The pace of decline in activity in the construction sector accelerated in March, with 30pc of firms reporting further falls in new orders during the month.
It marks the seventh consecutive monthly fall in new orders, according to new data from the Ulster Bank Construction Purchasing Managers' Index (PMI).
According to the latest PMI survey, the number of tenders continues to fall and where new work has become available, rates are being squeezed.
Increased input costs, including the soaring price of oil, are also proving a significant additional headwind for the industry.
The survey, used to track overall activity in the construction sector, also indicated that the number of jobs in the industry was again cut during March and noted that the rate of decline in employment "remained substantial".
The index fell to 46.1 in March from 47.8 in February. Any figure above 50 shows an increase in activity and a reading below that shows a contraction.
Releasing its full-year results last Friday, Irish concrete maker Readymix, which is controlled by Mexico's Cemex, noted that 2010 had offered "no respite from the ravages of the recession". The group slashed 17pc of its workforce as it posted a pre-tax loss of just over €19m.
Last month, the Central Statistics Office noted that the construction sector recorded the biggest fall in year-on-year employment in the fourth quarter of 2010, with nearly 27,000 workers losing their jobs to bring the total employed in the sector to just under 110,000. That's 60pc fewer that at its peak. The Ulster Bank PMI report also noted that, within the construction sector, the sharpest contraction in March was recorded in civil engineering activity, while work on commercial projects fell the most since August 2010.
"The pace of decline in housing accelerated to its fastest since December," said Ulster Bank's chief economist in Ireland, Simon Barry.

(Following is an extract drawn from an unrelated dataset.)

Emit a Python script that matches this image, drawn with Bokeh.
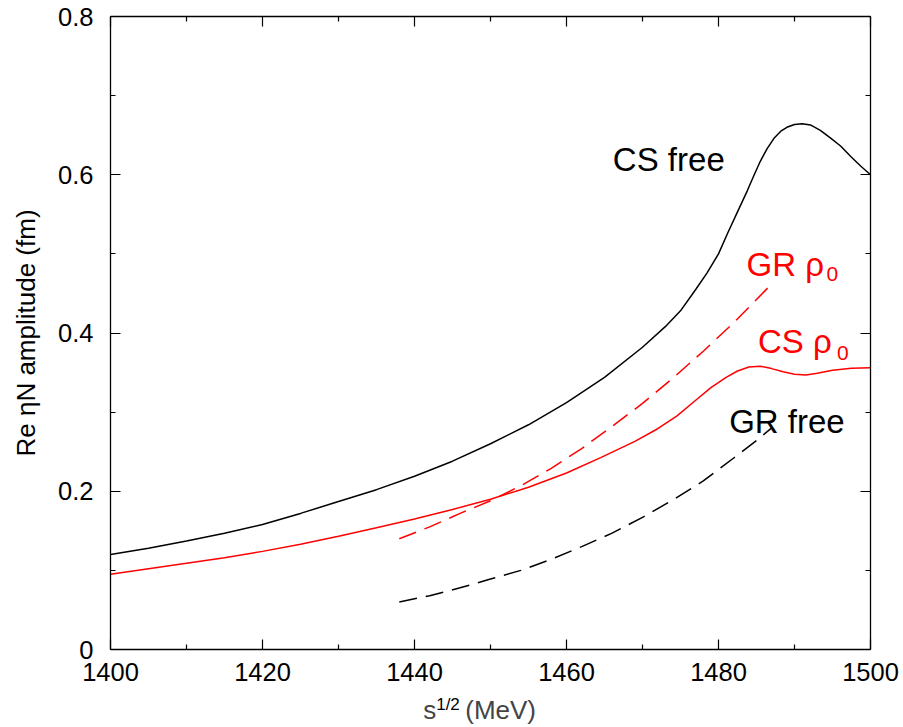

However, he notes that, despite the difficult position the construction sector finds itself in, some firms are also optimistic that business could pick up.
"Despite the unfavourable backdrop of ongoing declines in new orders and higher input prices, almost half of the construction firms surveyed expect activity to be above the current depressed levels in 12 months' time," he said.
"In fact, the degree of positive sentiment around future activity was the highest in some four years last month."